**Do this**
Can you write out all the lines word for word, with no pictures?

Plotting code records
++++

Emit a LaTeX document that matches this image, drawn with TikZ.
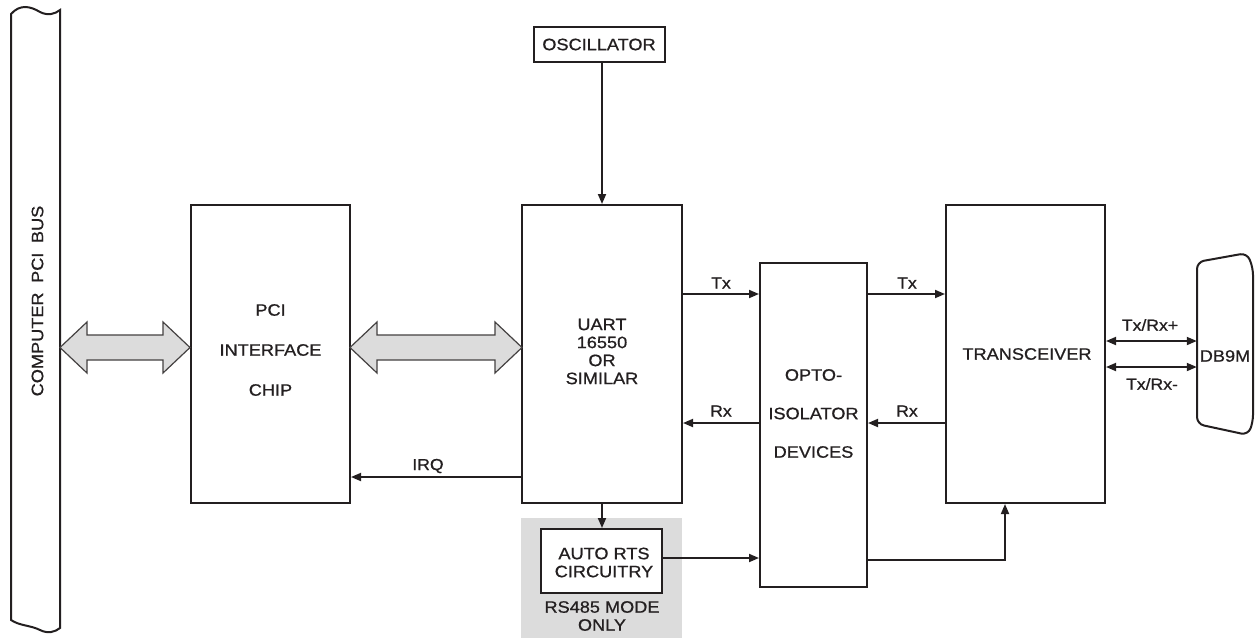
\documentclass[tikz,border=0pt]{standalone}
\usepackage{fontspec}
\setmainfont[FakeStretch=1.1,FakeBold=0.8]{Liberation Sans}
\usetikzlibrary{arrows.meta}
\definecolor{ink}{HTML}{231F20}
\definecolor{lightfill}{HTML}{DCDCDC}
\newcommand\bxfont{\fontsize{16.5pt}{19pt}\selectfont}
\newcommand\smfont{\fontsize{16pt}{18pt}\selectfont}
\begin{document}
\begin{tikzpicture}[x=1pt,y=-1pt,
  box/.style={draw=ink, line width=2pt, inner sep=0pt, fill=white},
  txt/.style={font=\bxfont, text=ink, inner sep=0pt, align=center},
  lbl/.style={font=\smfont, text=ink, inner sep=0pt},
  arr/.style={draw=ink, line width=1.8pt, -{Triangle[length=10pt,width=8pt]}},
  darr/.style={draw=ink, line width=1.8pt, {Triangle[length=10pt,width=8pt]}-{Triangle[length=10pt,width=8pt]}},
  fat/.style={draw=ink!85, line width=1.2pt, fill=lightfill, line join=miter}]
\useasboundingbox (0,0) rectangle (1257,638);

% computer bus
\draw[draw=ink, line width=2pt]
  (11,14) .. controls (20,4) and (30,6) .. (40,12) .. controls (48,16) and (55,14) .. (60,10)
  -- (60,628) .. controls (55,632) and (48,634) .. (40,630) .. controls (30,625) and (20,626) .. (11,620) -- cycle;
\node[font=\bxfont, text=ink, rotate=90, inner sep=0pt] (bus) at (37.5,301) {COMPUTER\hspace{0.58em}PCI\hspace{0.58em}BUS};

% shaded region
\fill[lightfill] (521,518) rectangle (682,638);

% boxes
\node[box, minimum width=159pt, minimum height=298pt] (pci) at (270.5,354) {};
\node[txt] (pcit) at (270.5,350) {PCI\\[21pt]INTERFACE\\[21pt]CHIP};
\node[box, minimum width=160pt, minimum height=298pt] (uart) at (602,354) {};
\node[txt] (uartt) at (602,351.5) {UART\\[-1pt]16550\\[-1pt]OR\\[-1pt]SIMILAR};
\node[box, minimum width=131pt, minimum height=35pt] (osc) at (599,44.5) {};
\node[txt] (osct) at (599,44.5) {OSCILLATOR};
\node[box, minimum width=107pt, minimum height=324pt] (opto) at (813.5,425) {};
\node[txt] (optot) at (813.5,413.5) {OPTO-\\[19.5pt]ISOLATOR\\[19.5pt]DEVICES};
\node[box, minimum width=159pt, minimum height=298pt] (trans) at (1025.5,354) {};
\node[txt] (transt) at (1027,354) {TRANSCEIVER};
\node[box, minimum width=121pt, minimum height=64pt] (rts) at (601.5,561) {};
\node[txt] (rtst) at (604,562.5) {AUTO RTS\\[-1pt]CIRCUITRY};
\node[txt] (mode) at (602,616) {RS485 MODE\\[-1pt]ONLY};

% DB9M connector
\draw[draw=ink, line width=2pt, rounded corners=7pt]
  (1197,340) -- (1197,262) -- (1247,253) -- (1253,268) -- (1253,422) -- (1248,435) -- (1197,424) -- cycle;
\node[txt, minimum width=56pt, minimum height=160pt] (db9) at (1225,356) {DB9M};

% fat bus arrows
\draw[fat] (60,347.5) -- (87,322) -- (87,335) -- (163,335) -- (163,322) -- (190,347.5)
  -- (163,373) -- (163,360) -- (87,360) -- (87,373) -- cycle;
\draw[fat] (350,347.5) -- (377,322) -- (377,335) -- (495,335) -- (495,322) -- (522,347.5)
  -- (495,373) -- (495,360) -- (377,360) -- (377,373) -- cycle;

% connectors
\draw[arr] (osc.south -| uart.north) -- (uart.north);
\draw[arr] (uart.east |- 0,294) -- (opto.west |- 0,294);
\draw[arr] (opto.east |- 0,294) -- (trans.west |- 0,294);
\draw[arr] (opto.west |- 0,423) -- (uart.east |- 0,423);
\draw[arr] (trans.west |- 0,423) -- (opto.east |- 0,423);
\draw[arr] (uart.west |- 0,477) -- (pci.east |- 0,477);
\draw[arr] (uart.south) -- (rts.north -| uart.south);
\draw[arr] (rts.east |- 0,558) -- (opto.west |- 0,558);
\draw[arr] (opto.east |- 0,560) -| (trans.south -| 1005,0);
\draw[darr] (trans.east |- 0,341) -- (db9.west |- 0,341);
\draw[darr] (trans.east |- 0,367) -- (db9.west |- 0,367);

% labels
\node[lbl] (tx1) at (721,283) {Tx};
\node[lbl] (tx2) at (907,283) {Tx};
\node[lbl] (rx1) at (721,411) {Rx};
\node[lbl] (rx2) at (907,411) {Rx};
\node[lbl] (irq) at (428,466) {IRQ};
\node[lbl] (tr1) at (1150,325) {Tx/Rx+};
\node[lbl] (tr2) at (1152,384) {Tx/Rx-};
\end{tikzpicture}
\end{document}
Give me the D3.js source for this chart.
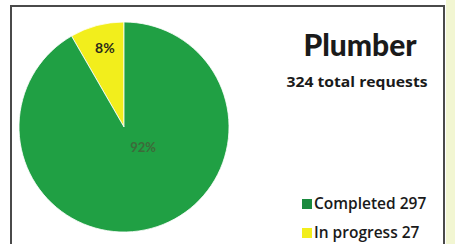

++++

**Completed exercise**
Emit a LaTeX document that matches this image, drawn with TikZ.
\documentclass[tikz,border=0pt]{standalone}
\usepackage{fontspec}
\setmainfont[FakeStretch=1.1,FakeBold=0.8]{Liberation Sans}
\usetikzlibrary{arrows.meta}
\definecolor{ink}{HTML}{231F20}
\definecolor{lightfill}{HTML}{DCDCDC}
\newcommand\bxfont{\fontsize{16.5pt}{19pt}\selectfont}
\newcommand\smfont{\fontsize{16pt}{18pt}\selectfont}
\begin{document}
\begin{tikzpicture}[x=1pt,y=-1pt,
  box/.style={draw=ink, line width=2pt, inner sep=0pt, fill=white},
  txt/.style={font=\bxfont, text=ink, inner sep=0pt, align=center},
  lbl/.style={font=\smfont, text=ink, inner sep=0pt},
  arr/.style={draw=ink, line width=1.8pt, -{Triangle[length=10pt,width=8pt]}},
  darr/.style={draw=ink, line width=1.8pt, {Triangle[length=10pt,width=8pt]}-{Triangle[length=10pt,width=8pt]}},
  fat/.style={draw=ink!85, line width=1.2pt, fill=lightfill, line join=miter}]
\useasboundingbox (0,0) rectangle (1257,638);

% computer bus
\draw[draw=ink, line width=2pt]
  (11,14) .. controls (20,4) and (30,6) .. (40,12) .. controls (48,16) and (55,14) .. (60,10)
  -- (60,628) .. controls (55,632) and (48,634) .. (40,630) .. controls (30,625) and (20,626) .. (11,620) -- cycle;
\node[font=\bxfont, text=ink, rotate=90, inner sep=0pt] (bus) at (37.5,301) {COMPUTER\hspace{0.58em}PCI\hspace{0.58em}BUS};

% shaded region
\fill[lightfill] (521,518) rectangle (682,638);

% boxes
\node[box, minimum width=159pt, minimum height=298pt] (pci) at (270.5,354) {};
\node[txt] (pcit) at (270.5,350) {PCI\\[21pt]INTERFACE\\[21pt]CHIP};
\node[box, minimum width=160pt, minimum height=298pt] (uart) at (602,354) {};
\node[txt] (uartt) at (602,351.5) {UART\\[-1pt]16550\\[-1pt]OR\\[-1pt]SIMILAR};
\node[box, minimum width=131pt, minimum height=35pt] (osc) at (599,44.5) {};
\node[txt] (osct) at (599,44.5) {OSCILLATOR};
\node[box, minimum width=107pt, minimum height=324pt] (opto) at (813.5,425) {};
\node[txt] (optot) at (813.5,413.5) {OPTO-\\[19.5pt]ISOLATOR\\[19.5pt]DEVICES};
\node[box, minimum width=159pt, minimum height=298pt] (trans) at (1025.5,354) {};
\node[txt] (transt) at (1027,354) {TRANSCEIVER};
\node[box, minimum width=121pt, minimum height=64pt] (rts) at (601.5,561) {};
\node[txt] (rtst) at (604,562.5) {AUTO RTS\\[-1pt]CIRCUITRY};
\node[txt] (mode) at (602,616) {RS485 MODE\\[-1pt]ONLY};

% DB9M connector
\draw[draw=ink, line width=2pt, rounded corners=7pt]
  (1197,340) -- (1197,262) -- (1247,253) -- (1253,268) -- (1253,422) -- (1248,435) -- (1197,424) -- cycle;
\node[txt, minimum width=56pt, minimum height=160pt] (db9) at (1225,356) {DB9M};

% fat bus arrows
\draw[fat] (60,347.5) -- (87,322) -- (87,335) -- (163,335) -- (163,322) -- (190,347.5)
  -- (163,373) -- (163,360) -- (87,360) -- (87,373) -- cycle;
\draw[fat] (350,347.5) -- (377,322) -- (377,335) -- (495,335) -- (495,322) -- (522,347.5)
  -- (495,373) -- (495,360) -- (377,360) -- (377,373) -- cycle;

% connectors
\draw[arr] (osc.south -| uart.north) -- (uart.north);
\draw[arr] (uart.east |- 0,294) -- (opto.west |- 0,294);
\draw[arr] (opto.east |- 0,294) -- (trans.west |- 0,294);
\draw[arr] (opto.west |- 0,423) -- (uart.east |- 0,423);
\draw[arr] (trans.west |- 0,423) -- (opto.east |- 0,423);
\draw[arr] (uart.west |- 0,477) -- (pci.east |- 0,477);
\draw[arr] (uart.south) -- (rts.north -| uart.south);
\draw[arr] (rts.east |- 0,558) -- (opto.west |- 0,558);
\draw[arr] (opto.east |- 0,560) -| (trans.south -| 1005,0);
\draw[darr] (trans.east |- 0,341) -- (db9.west |- 0,341);
\draw[darr] (trans.east |- 0,367) -- (db9.west |- 0,367);

% labels
\node[lbl] (tx1) at (721,283) {Tx};
\node[lbl] (tx2) at (907,283) {Tx};
\node[lbl] (rx1) at (721,411) {Rx};
\node[lbl] (rx2) at (907,411) {Rx};
\node[lbl] (irq) at (428,466) {IRQ};
\node[lbl] (tr1) at (1150,325) {Tx/Rx+};
\node[lbl] (tr2) at (1152,384) {Tx/Rx-};
\end{tikzpicture}
\end{document}
Give me the D3.js source for this chart.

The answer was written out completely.